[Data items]
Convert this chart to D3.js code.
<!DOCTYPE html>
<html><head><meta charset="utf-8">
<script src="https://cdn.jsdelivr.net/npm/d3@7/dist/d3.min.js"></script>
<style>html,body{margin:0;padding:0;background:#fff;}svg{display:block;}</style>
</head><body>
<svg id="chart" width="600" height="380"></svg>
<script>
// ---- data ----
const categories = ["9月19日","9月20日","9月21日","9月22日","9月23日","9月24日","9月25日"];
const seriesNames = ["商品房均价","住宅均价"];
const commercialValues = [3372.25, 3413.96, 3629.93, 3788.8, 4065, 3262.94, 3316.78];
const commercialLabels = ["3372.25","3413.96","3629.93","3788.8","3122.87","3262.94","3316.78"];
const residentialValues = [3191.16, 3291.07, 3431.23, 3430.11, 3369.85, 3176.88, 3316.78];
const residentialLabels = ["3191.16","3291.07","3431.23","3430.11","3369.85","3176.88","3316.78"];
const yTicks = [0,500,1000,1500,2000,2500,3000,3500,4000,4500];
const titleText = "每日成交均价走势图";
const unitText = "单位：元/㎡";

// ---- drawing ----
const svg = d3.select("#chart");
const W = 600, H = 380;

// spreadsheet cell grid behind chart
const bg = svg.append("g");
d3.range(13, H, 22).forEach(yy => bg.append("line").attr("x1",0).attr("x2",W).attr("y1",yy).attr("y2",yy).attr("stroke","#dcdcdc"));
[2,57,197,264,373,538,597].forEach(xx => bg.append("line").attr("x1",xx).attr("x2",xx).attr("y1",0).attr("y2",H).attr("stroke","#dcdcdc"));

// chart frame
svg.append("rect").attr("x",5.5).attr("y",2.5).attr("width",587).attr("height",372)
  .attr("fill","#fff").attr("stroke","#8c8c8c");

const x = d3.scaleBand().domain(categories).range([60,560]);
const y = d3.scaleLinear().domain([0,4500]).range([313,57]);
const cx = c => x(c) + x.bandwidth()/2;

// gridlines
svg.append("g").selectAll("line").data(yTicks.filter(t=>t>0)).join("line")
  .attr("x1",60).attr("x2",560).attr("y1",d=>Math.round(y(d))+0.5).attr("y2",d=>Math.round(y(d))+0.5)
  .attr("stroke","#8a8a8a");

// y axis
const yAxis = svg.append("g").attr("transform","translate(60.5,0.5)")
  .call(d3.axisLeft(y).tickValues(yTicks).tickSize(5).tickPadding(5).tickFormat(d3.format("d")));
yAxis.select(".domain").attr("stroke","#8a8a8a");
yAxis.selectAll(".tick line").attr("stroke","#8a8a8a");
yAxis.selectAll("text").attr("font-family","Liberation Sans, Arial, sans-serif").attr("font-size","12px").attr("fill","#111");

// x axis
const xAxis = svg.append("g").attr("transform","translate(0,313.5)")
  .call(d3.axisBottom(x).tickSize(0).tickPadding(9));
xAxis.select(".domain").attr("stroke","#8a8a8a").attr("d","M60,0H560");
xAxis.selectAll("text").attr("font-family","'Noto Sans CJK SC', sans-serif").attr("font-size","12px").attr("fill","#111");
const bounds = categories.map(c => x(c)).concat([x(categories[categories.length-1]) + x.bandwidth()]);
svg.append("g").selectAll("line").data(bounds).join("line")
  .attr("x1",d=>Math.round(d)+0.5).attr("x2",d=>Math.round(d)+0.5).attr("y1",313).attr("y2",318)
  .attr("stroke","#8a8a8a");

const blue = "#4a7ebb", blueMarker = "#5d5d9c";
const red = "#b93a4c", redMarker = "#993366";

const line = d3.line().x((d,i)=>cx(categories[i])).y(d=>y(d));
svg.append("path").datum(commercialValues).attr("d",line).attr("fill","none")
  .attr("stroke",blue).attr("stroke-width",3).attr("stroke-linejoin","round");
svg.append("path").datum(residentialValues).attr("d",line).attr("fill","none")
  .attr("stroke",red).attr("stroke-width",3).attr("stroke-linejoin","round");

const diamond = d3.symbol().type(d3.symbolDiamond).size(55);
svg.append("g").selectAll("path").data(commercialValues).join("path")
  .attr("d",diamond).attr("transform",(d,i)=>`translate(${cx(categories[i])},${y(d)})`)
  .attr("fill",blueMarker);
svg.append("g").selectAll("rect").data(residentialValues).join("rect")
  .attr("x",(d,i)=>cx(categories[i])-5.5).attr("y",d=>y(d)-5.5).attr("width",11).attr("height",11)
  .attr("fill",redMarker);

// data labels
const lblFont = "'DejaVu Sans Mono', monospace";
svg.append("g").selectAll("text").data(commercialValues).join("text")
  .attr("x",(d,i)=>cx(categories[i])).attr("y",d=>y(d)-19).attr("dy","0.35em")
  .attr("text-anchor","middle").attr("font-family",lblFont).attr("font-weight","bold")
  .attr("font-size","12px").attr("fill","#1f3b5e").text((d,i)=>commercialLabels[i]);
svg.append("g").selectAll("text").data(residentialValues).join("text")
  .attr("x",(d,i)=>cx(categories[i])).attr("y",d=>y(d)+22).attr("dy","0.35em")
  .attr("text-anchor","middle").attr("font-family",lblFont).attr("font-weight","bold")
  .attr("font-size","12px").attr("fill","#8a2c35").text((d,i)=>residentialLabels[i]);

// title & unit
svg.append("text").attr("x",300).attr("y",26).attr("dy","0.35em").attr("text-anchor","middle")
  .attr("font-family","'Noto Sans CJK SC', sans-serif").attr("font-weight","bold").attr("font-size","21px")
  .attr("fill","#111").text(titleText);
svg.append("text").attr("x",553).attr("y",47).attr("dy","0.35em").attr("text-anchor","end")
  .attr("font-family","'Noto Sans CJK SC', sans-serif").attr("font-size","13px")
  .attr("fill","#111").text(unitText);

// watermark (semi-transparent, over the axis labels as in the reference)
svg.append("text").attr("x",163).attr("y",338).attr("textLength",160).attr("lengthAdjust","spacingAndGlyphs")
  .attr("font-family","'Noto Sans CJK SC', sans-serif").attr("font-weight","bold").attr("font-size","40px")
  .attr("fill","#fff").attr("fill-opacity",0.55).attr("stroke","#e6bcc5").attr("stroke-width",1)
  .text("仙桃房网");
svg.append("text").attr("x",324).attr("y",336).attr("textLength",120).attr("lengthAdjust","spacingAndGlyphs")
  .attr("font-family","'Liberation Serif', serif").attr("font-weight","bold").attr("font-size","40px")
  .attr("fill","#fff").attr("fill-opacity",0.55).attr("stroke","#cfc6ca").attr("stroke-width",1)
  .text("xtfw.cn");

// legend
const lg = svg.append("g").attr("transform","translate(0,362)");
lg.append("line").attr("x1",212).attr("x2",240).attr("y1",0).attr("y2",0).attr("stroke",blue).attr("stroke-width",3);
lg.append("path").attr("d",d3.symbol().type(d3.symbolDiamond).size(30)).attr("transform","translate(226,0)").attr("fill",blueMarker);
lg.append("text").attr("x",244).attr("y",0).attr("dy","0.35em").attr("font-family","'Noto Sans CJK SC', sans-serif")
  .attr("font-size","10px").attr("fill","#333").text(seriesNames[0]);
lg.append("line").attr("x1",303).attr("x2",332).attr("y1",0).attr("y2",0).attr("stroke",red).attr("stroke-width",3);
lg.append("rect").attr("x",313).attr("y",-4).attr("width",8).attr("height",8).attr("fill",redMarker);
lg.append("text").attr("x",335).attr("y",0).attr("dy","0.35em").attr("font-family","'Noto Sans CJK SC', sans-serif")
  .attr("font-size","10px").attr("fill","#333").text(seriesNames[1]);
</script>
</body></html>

* * *

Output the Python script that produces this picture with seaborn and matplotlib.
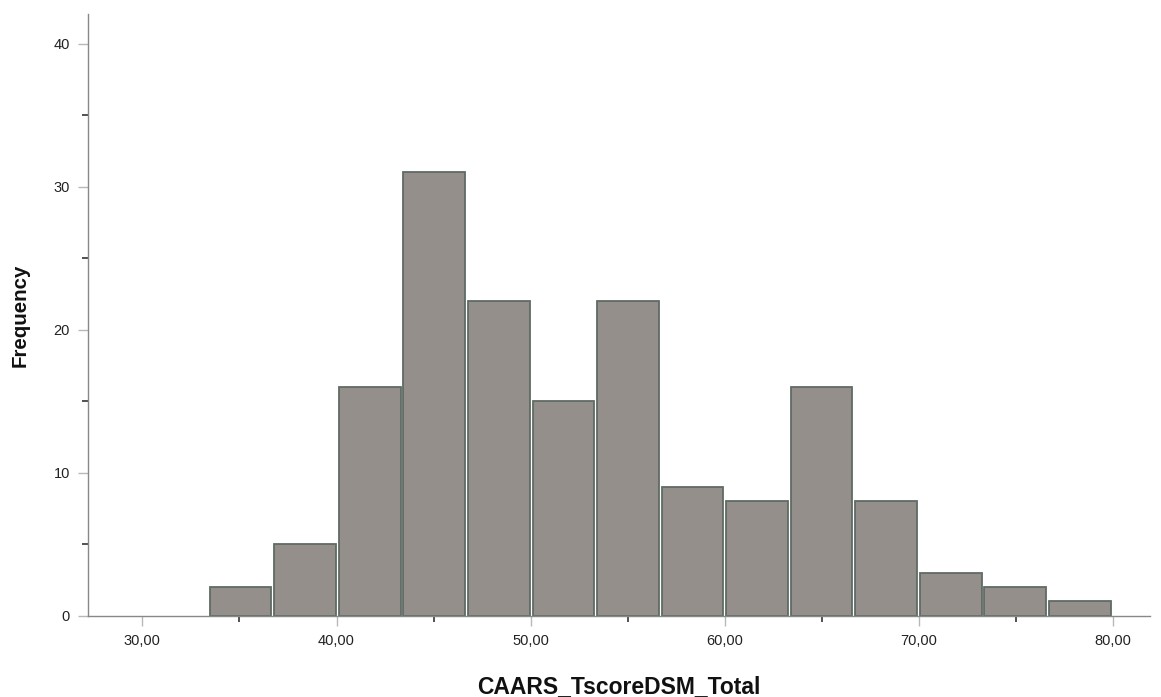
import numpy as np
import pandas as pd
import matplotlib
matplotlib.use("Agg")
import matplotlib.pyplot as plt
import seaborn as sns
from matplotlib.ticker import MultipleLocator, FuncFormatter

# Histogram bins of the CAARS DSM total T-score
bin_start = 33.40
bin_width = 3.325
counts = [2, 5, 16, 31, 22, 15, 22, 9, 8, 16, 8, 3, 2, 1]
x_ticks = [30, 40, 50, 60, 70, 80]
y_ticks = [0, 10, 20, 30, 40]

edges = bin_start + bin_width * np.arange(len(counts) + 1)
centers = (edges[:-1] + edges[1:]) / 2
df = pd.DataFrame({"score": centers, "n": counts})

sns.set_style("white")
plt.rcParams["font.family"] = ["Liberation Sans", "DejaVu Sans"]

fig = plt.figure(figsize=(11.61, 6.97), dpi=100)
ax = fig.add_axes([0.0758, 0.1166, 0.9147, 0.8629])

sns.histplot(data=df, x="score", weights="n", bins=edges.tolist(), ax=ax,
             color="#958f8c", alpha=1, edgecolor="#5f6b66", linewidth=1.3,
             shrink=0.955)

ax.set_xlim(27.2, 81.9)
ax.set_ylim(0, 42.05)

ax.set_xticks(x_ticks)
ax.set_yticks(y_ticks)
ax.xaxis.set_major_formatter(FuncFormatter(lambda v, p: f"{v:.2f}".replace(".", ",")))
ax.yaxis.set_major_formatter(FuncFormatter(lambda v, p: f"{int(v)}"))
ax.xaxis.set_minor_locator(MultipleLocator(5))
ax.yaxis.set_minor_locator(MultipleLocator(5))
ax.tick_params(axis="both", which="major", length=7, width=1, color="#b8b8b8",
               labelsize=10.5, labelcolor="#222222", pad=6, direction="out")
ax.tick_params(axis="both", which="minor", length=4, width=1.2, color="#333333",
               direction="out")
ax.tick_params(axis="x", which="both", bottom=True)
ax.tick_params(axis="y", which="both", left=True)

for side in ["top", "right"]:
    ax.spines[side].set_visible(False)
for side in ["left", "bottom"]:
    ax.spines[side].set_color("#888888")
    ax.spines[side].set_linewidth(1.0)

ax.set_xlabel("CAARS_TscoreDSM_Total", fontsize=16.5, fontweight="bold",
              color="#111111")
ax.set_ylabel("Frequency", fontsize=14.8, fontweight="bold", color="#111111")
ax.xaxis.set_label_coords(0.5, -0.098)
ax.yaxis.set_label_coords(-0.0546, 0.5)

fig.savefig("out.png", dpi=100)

* **Task to carry out**
Retype the lines above exactly as they appear, from the line containing "Output the Python" through the line containing "ax.set_ylim(0, 42.05)", and leave out any pictures.

* **Right answer**
Output the Python script that produces this picture with seaborn and matplotlib.
import numpy as np
import pandas as pd
import matplotlib
matplotlib.use("Agg")
import matplotlib.pyplot as plt
import seaborn as sns
from matplotlib.ticker import MultipleLocator, FuncFormatter

# Histogram bins of the CAARS DSM total T-score
bin_start = 33.40
bin_width = 3.325
counts = [2, 5, 16, 31, 22, 15, 22, 9, 8, 16, 8, 3, 2, 1]
x_ticks = [30, 40, 50, 60, 70, 80]
y_ticks = [0, 10, 20, 30, 40]

edges = bin_start + bin_width * np.arange(len(counts) + 1)
centers = (edges[:-1] + edges[1:]) / 2
df = pd.DataFrame({"score": centers, "n": counts})

sns.set_style("white")
plt.rcParams["font.family"] = ["Liberation Sans", "DejaVu Sans"]

fig = plt.figure(figsize=(11.61, 6.97), dpi=100)
ax = fig.add_axes([0.0758, 0.1166, 0.9147, 0.8629])

sns.histplot(data=df, x="score", weights="n", bins=edges.tolist(), ax=ax,
             color="#958f8c", alpha=1, edgecolor="#5f6b66", linewidth=1.3,
             shrink=0.955)

ax.set_xlim(27.2, 81.9)
ax.set_ylim(0, 42.05)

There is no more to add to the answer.